Disney’s Pocahontas was assigned a main entry of E99.P85. For those who don’t have LoC call numbers memorized (which I’m assuming is most people), E is the broad heading for American History. Numbers in the range around E90 are specifically American Indian History, and E99 is for History of Tribal Groups. The P85 specifies further the tribe the book is about.
Pocahontas was being classified as a historically accurate documentary.
I’d like to think this was some sort of mistake. But according to OCLC Classify, there are 1242 holdings of this film classified under this call number in libraries that submit data to OCLC. Pocahontas was deliberately assigned a call number such that it could pose as Native history.
I doubt I need to convince you that this film does not accurately represent the history of the woman who was Matoaka, but just in case, here’s a statement from the Powhatan Renape Nation, as well as information from multiple other sources. What I’m concerned about is the carelessness that librarians have taken in curating information about people.
I would argue that librarians have a social responsibility to the public they are trying to serve. Part of that responsibility is to make sure that information about people is not only available and readily accessible (via good classification schemes) but also that such information is curated in intellectually honest (and, I would suggest, socially just) ways.
Native peoples have had not only their lands and their lives, but also their histories taken away from them and misrepresented for hundreds of years. The colonialist imaginary has justified what is essentially genocide by taking indigenous stories and twisting them to fit a destructive mold that permits the violence of colonialism. Pocahontas is one of those stories. Kids who grow up knowing Pocahontas as their story about American Indians grow up knowing lies about who American Indians are and the history surrounding the colonization of America, and very specifically, grow up learning lies about the Powhatan tribe, John Smith, and the founding of Jamestown. I was trained in the academic study of children’s literature by Debbie Reese, who documents extensively the dangers of the misrepresentation of American Indian lives and cultures in her wonderful, wonderful blog, American Indians in Children’s Literature. (I specifically use the plural, because there is no one “Indian culture.” That is another colonial myth.) I will leave the more in-depth discussion about representation specifically to her and others like her, more qualified than I to discuss such matters.
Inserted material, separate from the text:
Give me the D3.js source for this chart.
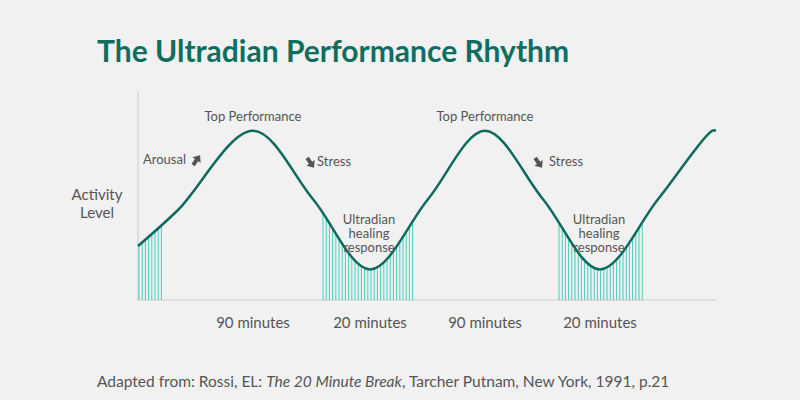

What I am concerned about here is the fact that fiction posing as truth is allowed by the field of library science to continue to do so. Even if you are quick to dismiss my rant on Pocahontas as left-leaning polemics (an accusation I’d be proud to bear), you must admit that it is intellectually dishonest to call an animated film with talking trees “history.” Debbie has written elsewhere about The Education of Little Tree, which was passed off an an autobiography before being exposed as a fraud. Many libraries still have the book classified as a biography.
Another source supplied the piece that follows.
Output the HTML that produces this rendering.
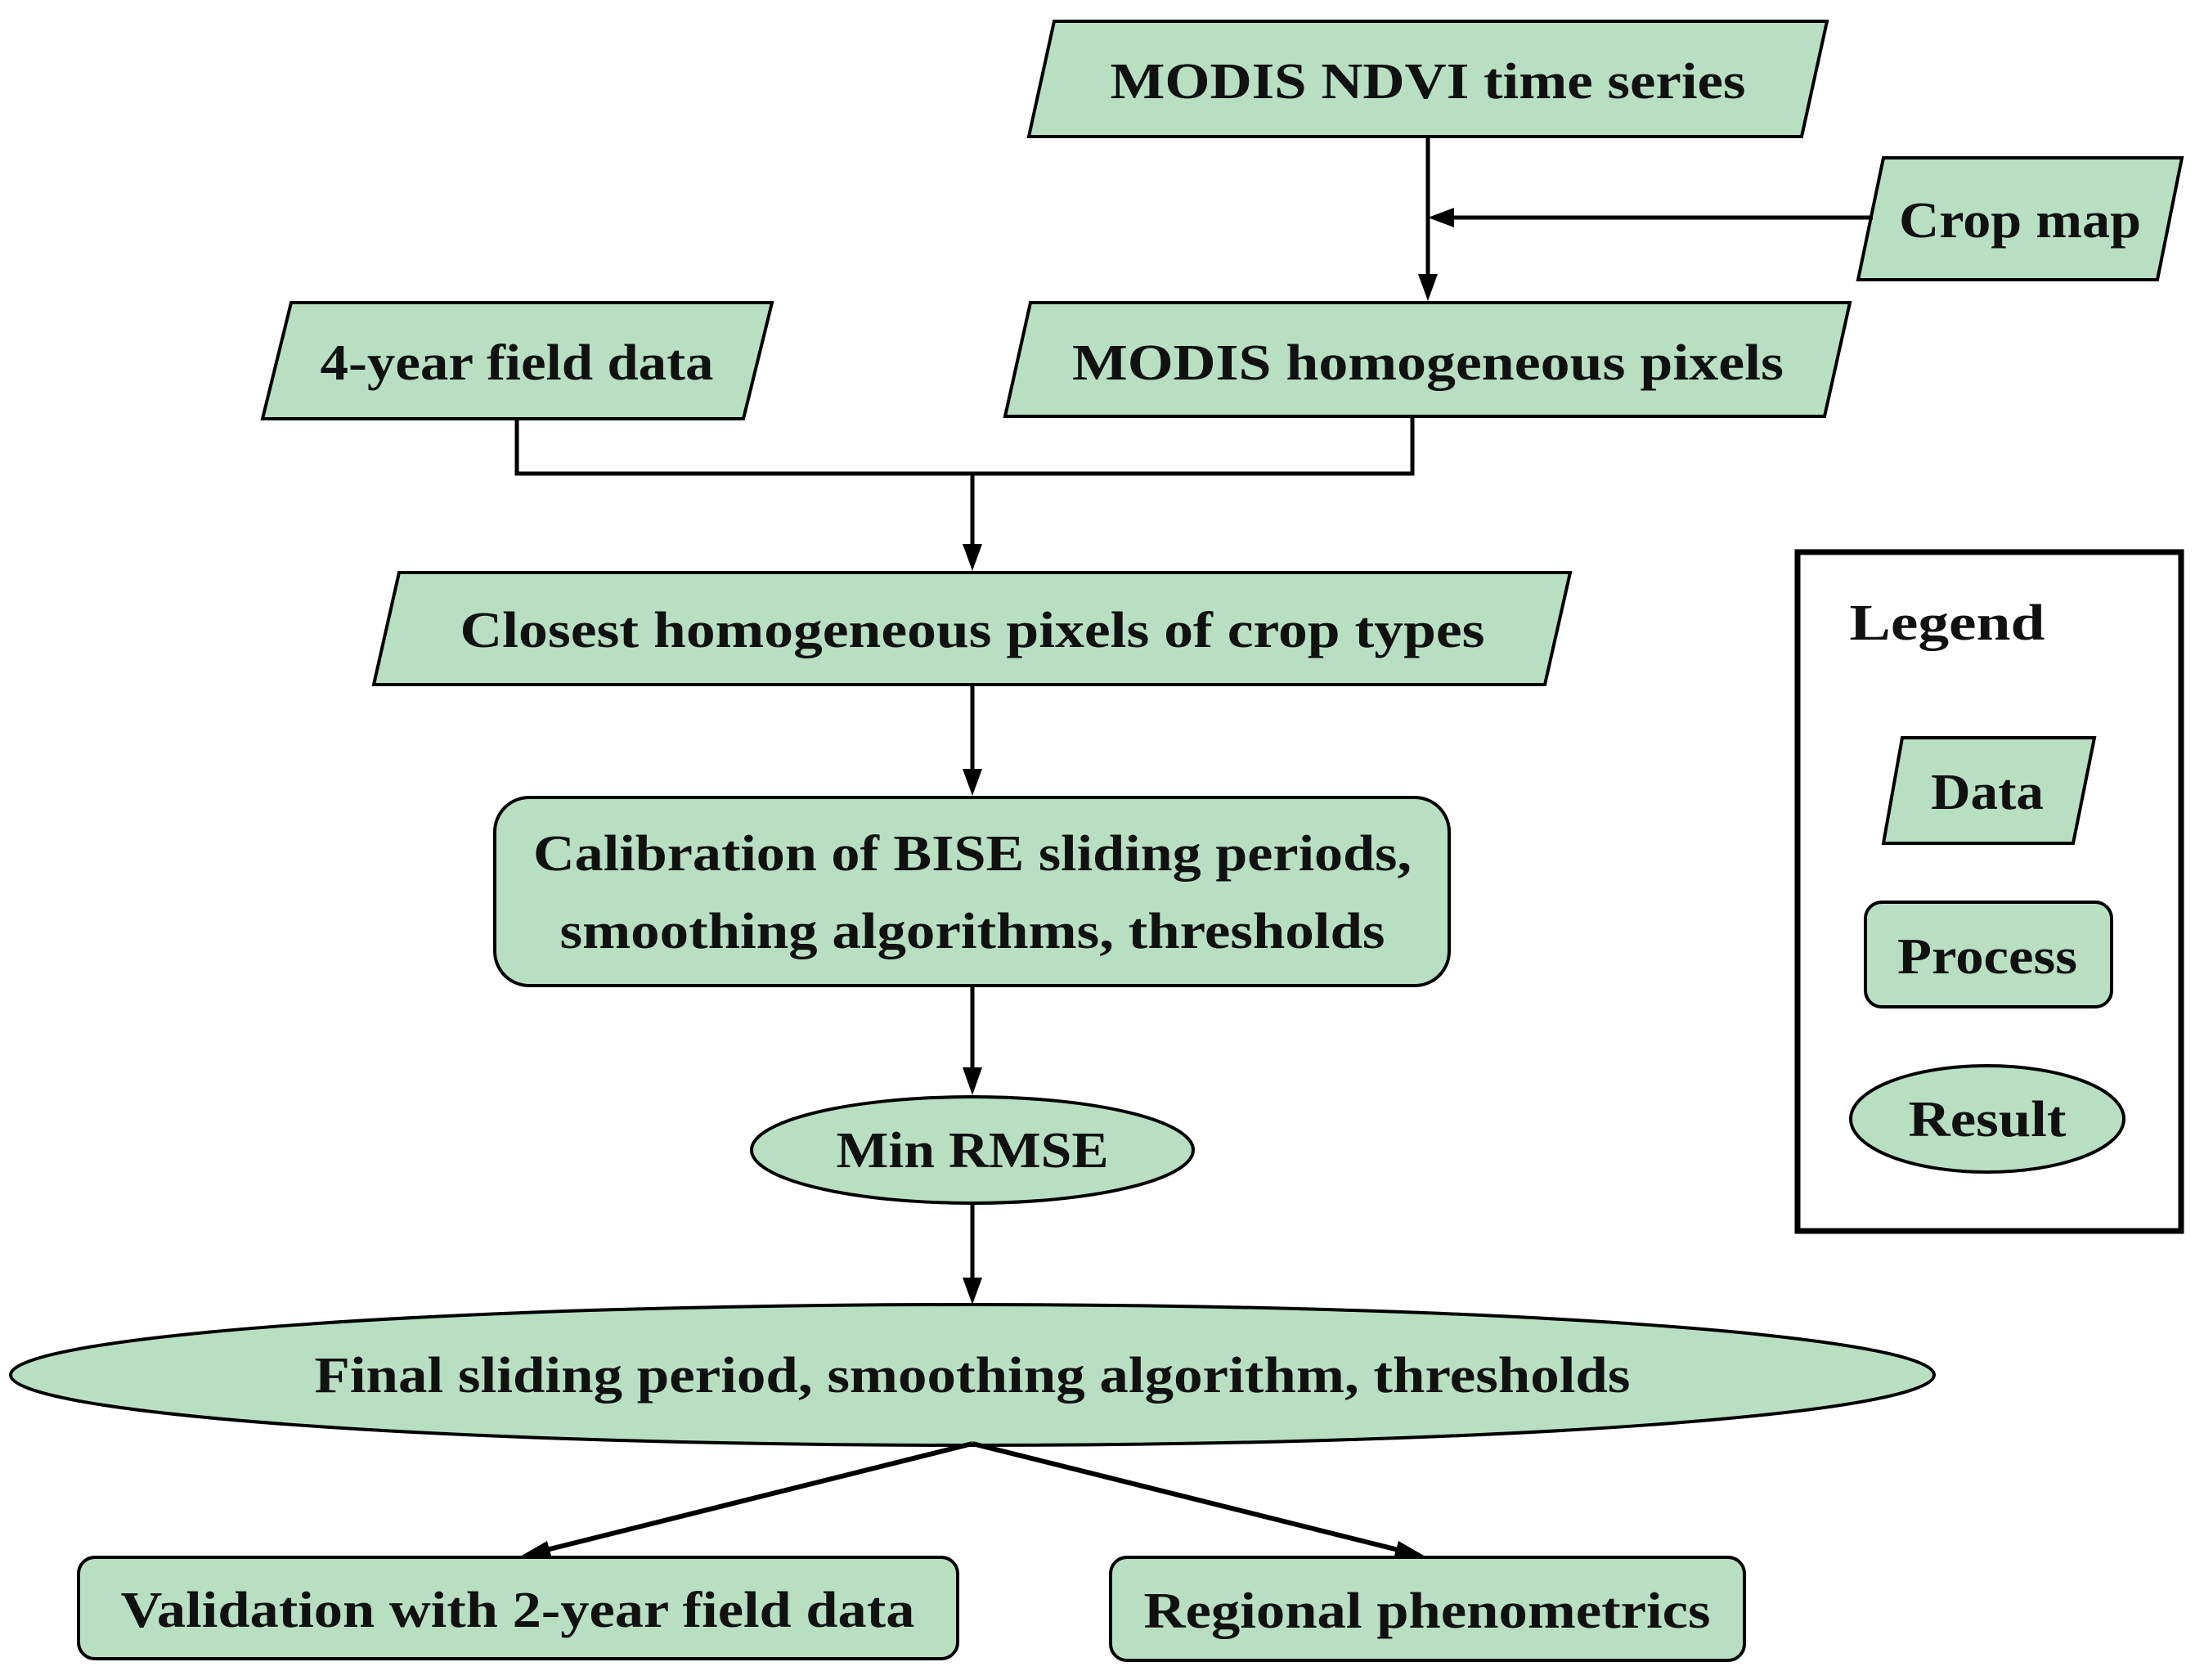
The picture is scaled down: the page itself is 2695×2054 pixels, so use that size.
<!DOCTYPE html>
<html><head><meta charset="utf-8"><style>html,body{margin:0;padding:0;background:#fff}svg{display:block}</style></head>
<body>
<svg width="2695" height="2054" viewBox="0 0 2695 2054" xmlns="http://www.w3.org/2000/svg">
<defs>
<marker id="ah" markerWidth="10" markerHeight="10" refX="9" refY="5" orient="auto" markerUnits="userSpaceOnUse" viewBox="0 0 10 10">
</marker>
</defs>
<g fill="#b9dfc3" stroke="#000" stroke-width="4">
<polygon points="1289,26 2234,26 2203,167 1258,167"/>
<polygon points="2303,193 2668,193 2638,342 2272,342"/>
<polygon points="1260,370 2262,370 2231,509 1229,509"/>
<polygon points="356,370 944,370 909,512 321,512"/>
<polygon points="488,700 1920,700 1889,837 457,837"/>
<rect x="605" y="975" width="1167" height="230" rx="42"/>
<ellipse cx="1189" cy="1406" rx="270" ry="65"/>
<ellipse cx="1189" cy="1681" rx="1176" ry="86"/>
<rect x="96" y="1904" width="1075" height="124" rx="20"/>
<rect x="1358" y="1904" width="775" height="126" rx="20"/>
<polygon points="2326,902 2561,902 2535,1031 2303,1031"/>
<rect x="2281" y="1103" width="301" height="128" rx="20"/>
<ellipse cx="2430" cy="1368" rx="167" ry="65"/>
</g>
<rect x="2198" y="675" width="469" height="830" fill="none" stroke="#000" stroke-width="7"/>
<g stroke="#000" stroke-width="5" fill="none">
<line x1="1746" y1="167" x2="1746" y2="335"/>
<line x1="2290" y1="266" x2="1775" y2="266"/>
<polyline points="632,512 632,579 1727,579 1727,509"/>
<line x1="1189" y1="579" x2="1189" y2="665"/>
<line x1="1189" y1="837" x2="1189" y2="940"/>
<line x1="1189" y1="1205" x2="1189" y2="1305"/>
<line x1="1189" y1="1471" x2="1189" y2="1562"/>
<line x1="1189" y1="1765" x2="660" y2="1897" stroke-width="6"/>
<line x1="1189" y1="1765" x2="1718" y2="1897" stroke-width="6"/>
</g>
<g fill="#000">
<polygon points="1734,335 1758,335 1746,368"/>
<polygon points="1746,266 1778,254 1778,278"/>
<polygon points="1177,665 1201,665 1189,698"/>
<polygon points="1177,940 1201,940 1189,973"/>
<polygon points="1177,1305 1201,1305 1189,1339"/>
<polygon points="1177,1562 1201,1562 1189,1595"/>
<polygon points="636,1903 669,1884 675,1906"/>
<polygon points="1743,1903 1704,1906 1710,1884"/>
</g>
<g font-family="'Liberation Serif',serif" font-weight="bold" font-size="62" text-anchor="middle" fill="#111">
<text x="1746" y="120" textLength="777" lengthAdjust="spacingAndGlyphs">MODIS NDVI time series</text>
<text x="2470" y="290" textLength="296" lengthAdjust="spacingAndGlyphs">Crop map</text>
<text x="1746" y="464" textLength="870" lengthAdjust="spacingAndGlyphs">MODIS homogeneous pixels</text>
<text x="632" y="464" textLength="481" lengthAdjust="spacingAndGlyphs">4-year field data</text>
<text x="1189" y="791" textLength="1253" lengthAdjust="spacingAndGlyphs">Closest homogeneous pixels of crop types</text>
<text x="1189" y="1064" textLength="1074" lengthAdjust="spacingAndGlyphs">Calibration of BISE sliding periods,</text>
<text x="1189" y="1159" textLength="1009" lengthAdjust="spacingAndGlyphs">smoothing algorithms, thresholds</text>
<text x="1189" y="1427" textLength="333" lengthAdjust="spacingAndGlyphs">Min RMSE</text>
<text x="1189" y="1702" textLength="1609" lengthAdjust="spacingAndGlyphs">Final sliding period, smoothing algorithm, thresholds</text>
<text x="633" y="1989" textLength="971" lengthAdjust="spacingAndGlyphs">Validation with 2-year field data</text>
<text x="1745" y="1990" textLength="693" lengthAdjust="spacingAndGlyphs">Regional phenometrics</text>
<text x="2381" y="782" textLength="239" lengthAdjust="spacingAndGlyphs">Legend</text>
<text x="2430" y="989" textLength="138" lengthAdjust="spacingAndGlyphs">Data</text>
<text x="2430" y="1190" textLength="220" lengthAdjust="spacingAndGlyphs">Process</text>
<text x="2430" y="1389" textLength="193" lengthAdjust="spacingAndGlyphs">Result</text>
</g>
</svg>
</body></html>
It is critical that if we wish, as information professionals, to right some of the wrongs that have been perpetrated in American history against marginalized groups, that we not allow such things to happen. Indeed, classification in this way only perpetuates this kind of misrepresentation and oppression.
I refused to put Pocahontas on the shelf as history, and I requested that we find another classification for it. It now resides alongside other feature-length, fictional films. But it is critical that we continue to ask ourselves the same kinds of questions. The ways libraries present information matters. I cannot help but think of a tribally enrolled member of the Powhatan nation coming into our library and seeing that film on the shelf, posing as their tribal history. How are cataloguers acting as the arbiters of saying what counts as authentic information? I think of the ways that books on Native religion are often classified as “folklore” instead of as genuine religion, or the ways in which films with a queer protagonist are automatically classified under “sexuality,” while heterosexual softcore porn with names like Pleasure Party masquerade as being about “relationships.”
When we recenter our analytics outside of the dominant (white, cis-masculinist, able-bodied, and heterosexual) viewpoint, what does our method of knowledge classification look like? This is a question I wish to continually ask myself as a librarian, and I want to make central to library science. Let’s not be dishonest about people’s lives.